The 500-foot Oscar-class submarine was meant to be unsinkable, like the Titanic, and some analysts say that it is unlikely that the sub would have gone to sea, even for a training exercise, without some nuclear weaponry on board -- though Russian officials have denied its presence.
"I don't think secrets matter so much, because all these 'secrets' are well known to the Americans," says Piontkovsky. "It is a question of prestige, and so-called pride is most important."
Questions were on the lips of many Russians, as they read headlines about the likely failure of further rescue attempts and speculation that all 118 sailors aboard (early reports had lower figures) may have been killed when a torpedo- tube explosion on Saturday caused much of the ship to flood.
Not telling the full story was a hallmark of Soviet times, when Kremlinologists found significance each time senior figures were airbrushed out of official portraits; or tried to break the barrier of silence that loomed when top officials were taken ill or died.
Generals from Afghan days
"From the very beginning of this accident, officials were lying, because these Soviet generals still dominate the military," says Valentina Melnikova, a spokeswoman for the Soldiers' Mothers' Committee that during the year-long Chechnya campaign has pressured the government to be honest about combat casualties.
"They are unable to confess to the 'enemy' that they are unable to act, or to do anything with the submarine," she says, noting that many medal-bedecked senior officers were up-and-coming during the rule of Communist dinosaur Leonid Brezhnev and fought in the USSR's failed invasion of Afghanistan during the 1980s.
"That's why the military ideology is just the same as it was in the Brezhnev era.
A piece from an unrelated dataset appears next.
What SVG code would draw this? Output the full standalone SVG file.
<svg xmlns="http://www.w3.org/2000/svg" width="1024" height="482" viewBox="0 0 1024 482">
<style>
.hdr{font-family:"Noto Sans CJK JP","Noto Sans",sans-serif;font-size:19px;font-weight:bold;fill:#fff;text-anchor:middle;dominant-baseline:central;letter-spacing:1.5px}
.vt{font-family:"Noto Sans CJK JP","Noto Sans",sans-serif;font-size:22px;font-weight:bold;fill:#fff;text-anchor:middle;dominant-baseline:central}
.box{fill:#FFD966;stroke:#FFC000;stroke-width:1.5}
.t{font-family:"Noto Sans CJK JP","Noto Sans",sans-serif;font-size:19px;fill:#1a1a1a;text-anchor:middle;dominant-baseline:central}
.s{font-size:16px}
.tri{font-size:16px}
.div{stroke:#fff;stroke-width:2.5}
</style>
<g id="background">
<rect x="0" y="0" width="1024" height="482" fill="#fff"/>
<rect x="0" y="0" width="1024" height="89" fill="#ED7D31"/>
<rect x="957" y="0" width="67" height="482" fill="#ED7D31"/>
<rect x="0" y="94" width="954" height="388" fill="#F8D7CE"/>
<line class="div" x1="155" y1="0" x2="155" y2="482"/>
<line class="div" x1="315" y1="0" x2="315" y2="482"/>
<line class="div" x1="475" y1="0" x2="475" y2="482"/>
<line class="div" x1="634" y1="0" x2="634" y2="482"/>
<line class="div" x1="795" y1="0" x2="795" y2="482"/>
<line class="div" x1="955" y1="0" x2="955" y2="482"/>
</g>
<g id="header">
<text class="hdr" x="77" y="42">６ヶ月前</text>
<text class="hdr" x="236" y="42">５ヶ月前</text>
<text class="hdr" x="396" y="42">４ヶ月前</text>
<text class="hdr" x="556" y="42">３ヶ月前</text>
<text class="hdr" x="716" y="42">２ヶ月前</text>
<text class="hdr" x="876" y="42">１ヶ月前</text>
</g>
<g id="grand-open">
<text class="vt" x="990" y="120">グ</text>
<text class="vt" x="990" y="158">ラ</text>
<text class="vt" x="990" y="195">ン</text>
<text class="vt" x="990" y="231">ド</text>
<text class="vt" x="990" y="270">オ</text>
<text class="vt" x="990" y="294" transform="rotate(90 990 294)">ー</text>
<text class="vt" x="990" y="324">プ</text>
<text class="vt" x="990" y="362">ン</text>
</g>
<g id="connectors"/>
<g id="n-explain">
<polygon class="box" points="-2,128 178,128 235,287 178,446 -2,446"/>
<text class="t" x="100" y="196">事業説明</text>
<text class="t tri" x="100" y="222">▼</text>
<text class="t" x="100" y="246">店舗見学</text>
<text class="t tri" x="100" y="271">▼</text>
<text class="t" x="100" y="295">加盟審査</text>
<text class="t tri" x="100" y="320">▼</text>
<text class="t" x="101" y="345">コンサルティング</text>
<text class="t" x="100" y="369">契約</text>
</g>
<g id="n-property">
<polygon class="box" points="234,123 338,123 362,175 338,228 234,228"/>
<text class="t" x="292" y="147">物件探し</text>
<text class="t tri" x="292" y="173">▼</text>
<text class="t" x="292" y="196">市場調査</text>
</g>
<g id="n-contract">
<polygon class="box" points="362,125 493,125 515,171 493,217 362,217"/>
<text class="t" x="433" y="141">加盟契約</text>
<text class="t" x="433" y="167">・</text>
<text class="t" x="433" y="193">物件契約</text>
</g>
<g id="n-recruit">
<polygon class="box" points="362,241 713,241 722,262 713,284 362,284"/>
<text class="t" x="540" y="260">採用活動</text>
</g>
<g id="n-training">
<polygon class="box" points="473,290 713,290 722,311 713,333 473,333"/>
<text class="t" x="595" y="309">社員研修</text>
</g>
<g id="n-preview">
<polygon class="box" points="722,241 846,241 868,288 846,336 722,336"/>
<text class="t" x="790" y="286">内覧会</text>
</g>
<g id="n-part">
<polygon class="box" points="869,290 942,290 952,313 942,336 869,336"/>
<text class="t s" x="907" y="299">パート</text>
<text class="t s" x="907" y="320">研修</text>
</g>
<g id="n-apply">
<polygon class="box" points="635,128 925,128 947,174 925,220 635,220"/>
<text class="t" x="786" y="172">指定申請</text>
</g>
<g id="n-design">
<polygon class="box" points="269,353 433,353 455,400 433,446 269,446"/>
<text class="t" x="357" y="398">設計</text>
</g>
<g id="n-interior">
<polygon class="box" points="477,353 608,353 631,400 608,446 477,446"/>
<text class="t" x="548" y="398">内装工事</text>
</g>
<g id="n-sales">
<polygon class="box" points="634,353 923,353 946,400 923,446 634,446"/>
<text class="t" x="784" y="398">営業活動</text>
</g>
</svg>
Nothing has changed," she says, adding with finality, they will delay the truth "forever."
A Soviet submarine reportedly carrying a nuclear payload sank in the Pacific Ocean in 1968. The US recovered some of the bodies, though the Soviets are believed to have refused to accept them -- or to accept that they were theirs.
During the first Chechen war, 1994 to 1996, disinformation was common -- including the example of one unit that was forced to fill out vacation requests, and was then sent to Grozny. Many were killed in an attack that officials at first denied ever took place.
The example of Russia's second Chechen war -- conducted under Putin's reign and still popular among many Russians -- has hardly been an example of openness. Just as the official Soviet figure of 14,000 dead in the Afghanistan war is certainly too low, so is the official figure released for the Chechen conflict.
The Mothers' Committee estimates that the official figure of 2,500 Federal troops killed in Chechnya reflects only half of the 5,000 they believe were killed there.
"Up to now in Chechnya, every soldier missing in action is included in the list of deserters, though many were captured by the Chechens," Melnikova says. "They also don't include hospital deaths or suicides, so the real number is twice as high."
Fiddling with such figures -- or the "official" stories that mix fact with fiction about the submarine disaster -- will be no consolation for the trapped sailors of the Kursk. But that such contradictions persist in the age of Putin takes some back to the 1970s, when the following joke about Brezhnev and Napoleon was prevalent:
Former Soviet leader Brezhnev takes the French general to a military parade at Red Square. As the tanks and missiles thunder past, Napoleon reads a copy of Pravda, the Communist Party propaganda mouthpiece.
"You see?" Brezhnev told Napoleon, waving at the modern arsenal, "if you had weapons like this, you never would have lost."
"If I had newspapers like this," Napoleon replied, holding up the newspaper, "no one would have ever known that I lost."